First in the series, “The Art of Resistance”
In the wake of the recent presidential election, many people are casting about for the best ways to respond. We face an incoming president who promises mass deportations of immigrants, removal of environmental protections and a rollback of LGBTQ rights among other drastic policy shifts. Author Toni Morrison said on social media, “In times of dread, artists must never remain silent. This is precisely the time when artists go to work.” These words are deeply resonant.
This quote immediately brings to mind Pablo Picasso’s famous painting, Guernica, widely regarded as one of the strongest anti-war pieces of art. It was Picasso’s response to the 1937 bombing of Guernica, Spain by an alliance of Nazi Germany and Fascist Italy during the Spanish Civil War. Now part of the public domain of art, Guernica stands as a model for how artists respond to great injustice.
ARTnews, the largest and oldest arts publication in the world, ran a piece immediately after the election with a quote by author Rebecca Solnit that called for resistance. “They want you to feel powerless and surrender and let them trample everything and you are not going to let them. You are not giving up, and neither am I. The fact that we cannot save everything does not mean we cannot save anything and everything we can save is worth saving.”
Knowing that art is a powerful language, OLY ARTS spoke with some local Olympia area artists on how they feel compelled to respond to the recent election. First, Olympia-area mosaic artist Jennifer Kuhns. Kuhns had collaborated with Florida-based artist Cherie Bosela to create a literal heart-felt response to the Orlando Massacre at the Pulse, where 49 people were slaughtered in an anti-LGBTQ hate crime in 2016. Together, they envisioned a mosaic mural that was installed on the exterior wall of a building in the Mills 50 district in Orlando. Their vision was brought to life through a series of community workshops and global outreach where people of all ages made and sent heart mosaics that were incorporated into a large-format mosaic mural.
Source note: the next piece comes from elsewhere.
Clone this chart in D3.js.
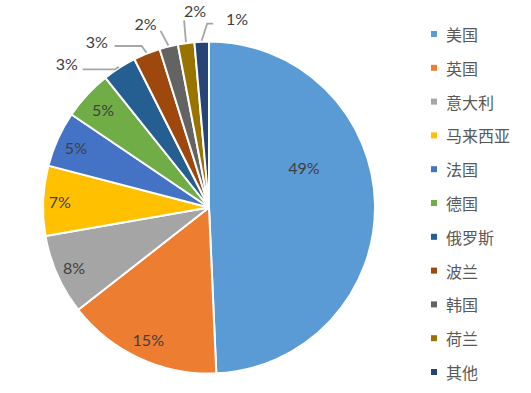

Kuhns took a longer view of the question, reaching back into the long history of arts as a cultural record and said, “As someone with a strong interest in cultural anthropology, I visit a lot of ancient sites, ruins, and museums around the world, and I’ve been struck by the fact that so much of what we understand about history is informed by artists. It’s the artists in society who are telling the story of our culture, through designs and crafts, from pottery and jewelry to frescoes and relief carvings. We understand how people lived, worshipped, played, what was valued, all because we can see the stories told through art. Artists can challenge dominant paradigms and power structures, and can offer new perspectives. However, creating beauty and joy in the midst of strife is a radical act in and of itself.”
Natalie Coblenz is a local artist and the genius behind our local Pride events. Having started out as political rallies and marches, Pride festivals and parades are renowned for having a call-and-response dynamic in relation to current events in general and civil rights issues in particular. Coblenz said, “For me as a triple threat — BIPOC, non-binary and queer, I feel compelled to listen to my community and find ways to lift them up when people try to put us down. After years of hosting events, I know the stage offers a place to heal, to educate and to empower folks. At times like these, I find ways to bring that alive through graphic arts, DJ’s and drag performers.”
Marilyn Frasca, a remarkable artist and retired Evergreen professor whose teaching launched a thousand artists, took a more philosophic view of the question. Frasca said, “Yes, I know that quote from Toni Morrison and I’ve thought of it often lately. Here’s a quote that I’ve pondered by Rumi, ‘Today, like every other day, we wake up empty and frightened. Don’t open the door to the study and begin reading. Take down a musical instrument. Let the beauty we love be what we do. There are a hundred ways to kneel and kiss the ground’”.
Clearly, these questions are not settled and the future is still unknown. As the incoming president’s campaign promises unfold into actual policy, there will be much discussion, both words and in artworks. The question of how artists respond will remain urgent. I hope to continue this dialogue in a regular column titled, “The Art of Resistance” that will feature the work of local artists.